In a recent study conducted by Washington University School of Medicine in St. Louis and published in the the journal Antiviral Therapy, researchers have demonstrated that a toxin called melittin found in bee venom can destroy HIV, the virus that causes AIDS, by poking holes in the “envelope” surrounding the virus.
“Melittin on the nanoparticles fuses with the viral envelope,” said research instructor Joshua L. Hood, MD, Ph.D., via the news release. “The melittin forms little pore-like attack complexes and ruptures the envelope, stripping it off the virus.” Adding, “We are attacking an inherent physical property of HIV. Theoretically, there isn’t any way for the virus to adapt to that. The virus has to have a protective coat, a double-layered membrane that covers the virus.”
Hood hopes that eventually a gel could be made and used by both men and women to stop the virus head on. “Our hope is that in places where HIV is running rampant, people could use this gel as a preventative measure to stop the initial infection.” In theory, the particles may also be used as an injection into the bloodstream to kill the virus in an already HIV-positive person.
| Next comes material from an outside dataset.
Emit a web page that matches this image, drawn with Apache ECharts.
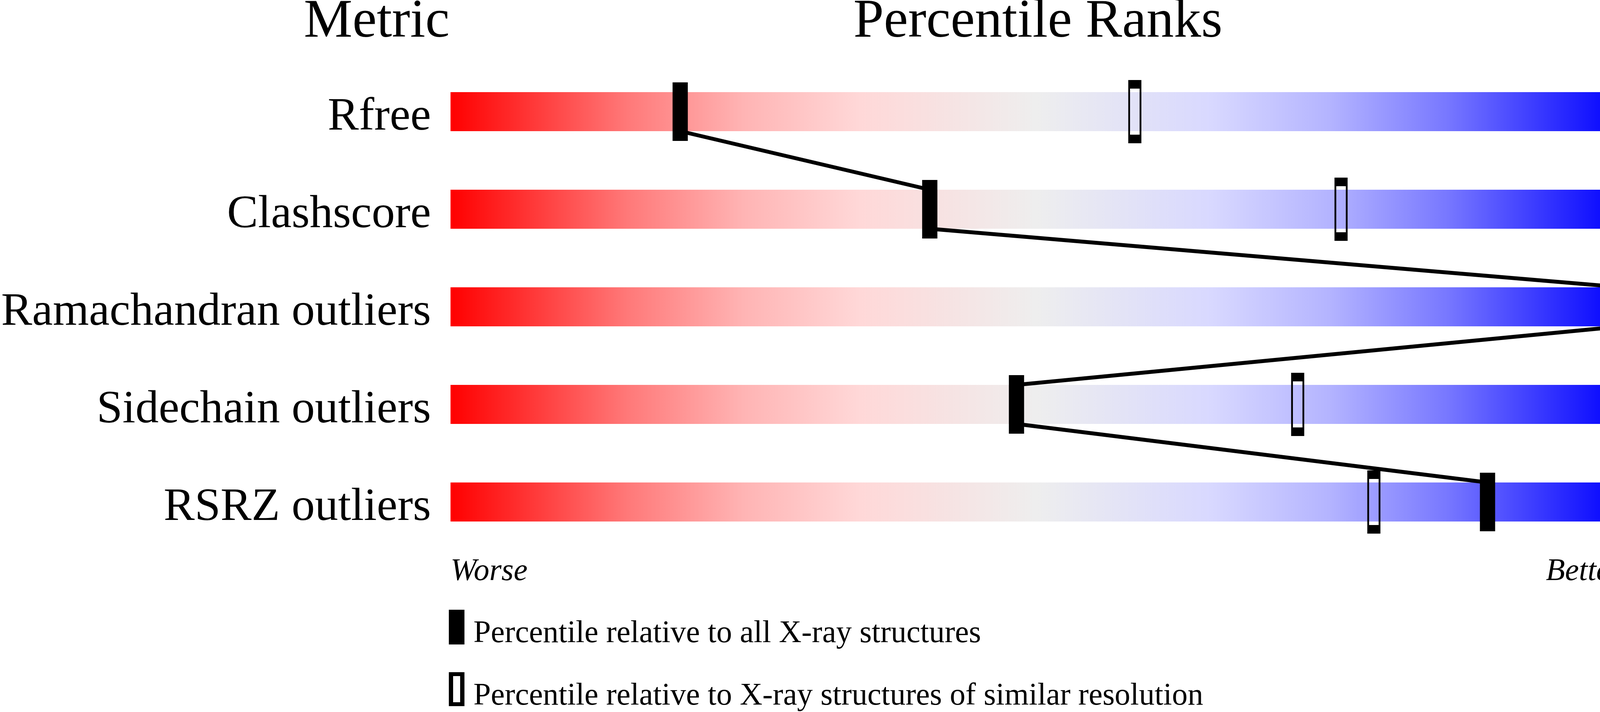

This study comes on the heels of news that a Mississippi baby with HIV has apparently been cured. Currently there are more than 34 million people are living with HIV/AIDS worldwide, according to The Foundation for AIDS Research. Of these, 3.3 million are under the age of 15 years old. Each day, almost 7,000 people contract HIV around the globe.
With the recent progress being made surrounding HIV, maybe there will be hope for those infected and more preventable measures in the near future.